Set task:
Find the lines holding the word "with" and collect them.
##### Data lines
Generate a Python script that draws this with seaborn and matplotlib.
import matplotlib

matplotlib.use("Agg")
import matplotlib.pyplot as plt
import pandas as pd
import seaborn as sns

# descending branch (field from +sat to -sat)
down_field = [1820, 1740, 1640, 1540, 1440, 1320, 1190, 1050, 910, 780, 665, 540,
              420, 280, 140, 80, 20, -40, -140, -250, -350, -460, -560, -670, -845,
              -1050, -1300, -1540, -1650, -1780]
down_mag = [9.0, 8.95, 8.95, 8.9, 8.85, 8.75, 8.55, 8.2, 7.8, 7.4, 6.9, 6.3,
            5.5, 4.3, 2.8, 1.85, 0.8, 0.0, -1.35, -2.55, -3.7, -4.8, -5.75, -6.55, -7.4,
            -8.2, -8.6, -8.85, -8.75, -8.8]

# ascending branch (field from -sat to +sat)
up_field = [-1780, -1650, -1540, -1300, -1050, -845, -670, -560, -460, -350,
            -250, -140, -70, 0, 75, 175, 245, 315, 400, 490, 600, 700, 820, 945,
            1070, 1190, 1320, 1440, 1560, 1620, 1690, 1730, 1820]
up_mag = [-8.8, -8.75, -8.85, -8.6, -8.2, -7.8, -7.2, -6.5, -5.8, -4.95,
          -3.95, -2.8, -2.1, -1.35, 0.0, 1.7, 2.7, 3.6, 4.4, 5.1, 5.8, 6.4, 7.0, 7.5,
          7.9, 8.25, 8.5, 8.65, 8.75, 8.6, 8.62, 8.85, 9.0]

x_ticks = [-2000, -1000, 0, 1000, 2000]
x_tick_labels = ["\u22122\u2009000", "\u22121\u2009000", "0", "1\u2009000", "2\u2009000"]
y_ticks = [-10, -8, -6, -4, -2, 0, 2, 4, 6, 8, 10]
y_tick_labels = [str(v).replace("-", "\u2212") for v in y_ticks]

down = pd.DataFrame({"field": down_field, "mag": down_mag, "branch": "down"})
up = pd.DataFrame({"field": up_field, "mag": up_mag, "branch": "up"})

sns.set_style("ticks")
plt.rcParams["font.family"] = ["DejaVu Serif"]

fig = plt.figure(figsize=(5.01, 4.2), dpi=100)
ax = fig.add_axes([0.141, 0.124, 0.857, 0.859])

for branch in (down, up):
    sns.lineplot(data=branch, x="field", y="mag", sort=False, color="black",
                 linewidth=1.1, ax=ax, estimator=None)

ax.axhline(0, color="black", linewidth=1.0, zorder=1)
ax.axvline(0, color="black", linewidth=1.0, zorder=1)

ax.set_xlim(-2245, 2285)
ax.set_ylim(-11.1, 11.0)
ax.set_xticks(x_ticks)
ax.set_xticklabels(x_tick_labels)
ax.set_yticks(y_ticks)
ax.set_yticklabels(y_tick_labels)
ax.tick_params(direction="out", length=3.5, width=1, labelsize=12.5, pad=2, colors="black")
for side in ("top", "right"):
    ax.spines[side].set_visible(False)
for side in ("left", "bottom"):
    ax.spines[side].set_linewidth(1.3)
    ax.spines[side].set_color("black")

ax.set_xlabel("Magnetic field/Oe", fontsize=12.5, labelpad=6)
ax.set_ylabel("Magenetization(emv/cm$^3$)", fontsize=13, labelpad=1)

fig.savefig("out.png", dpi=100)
##########
##### Data lines
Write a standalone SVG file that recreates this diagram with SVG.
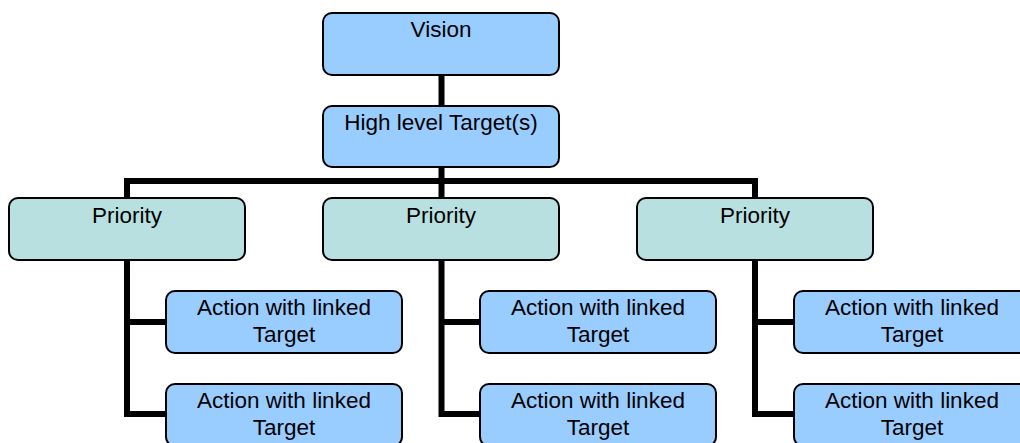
##########
Exercise answer:
Generate a Python script that draws this with seaborn and matplotlib.
Write a standalone SVG file that recreates this diagram with SVG.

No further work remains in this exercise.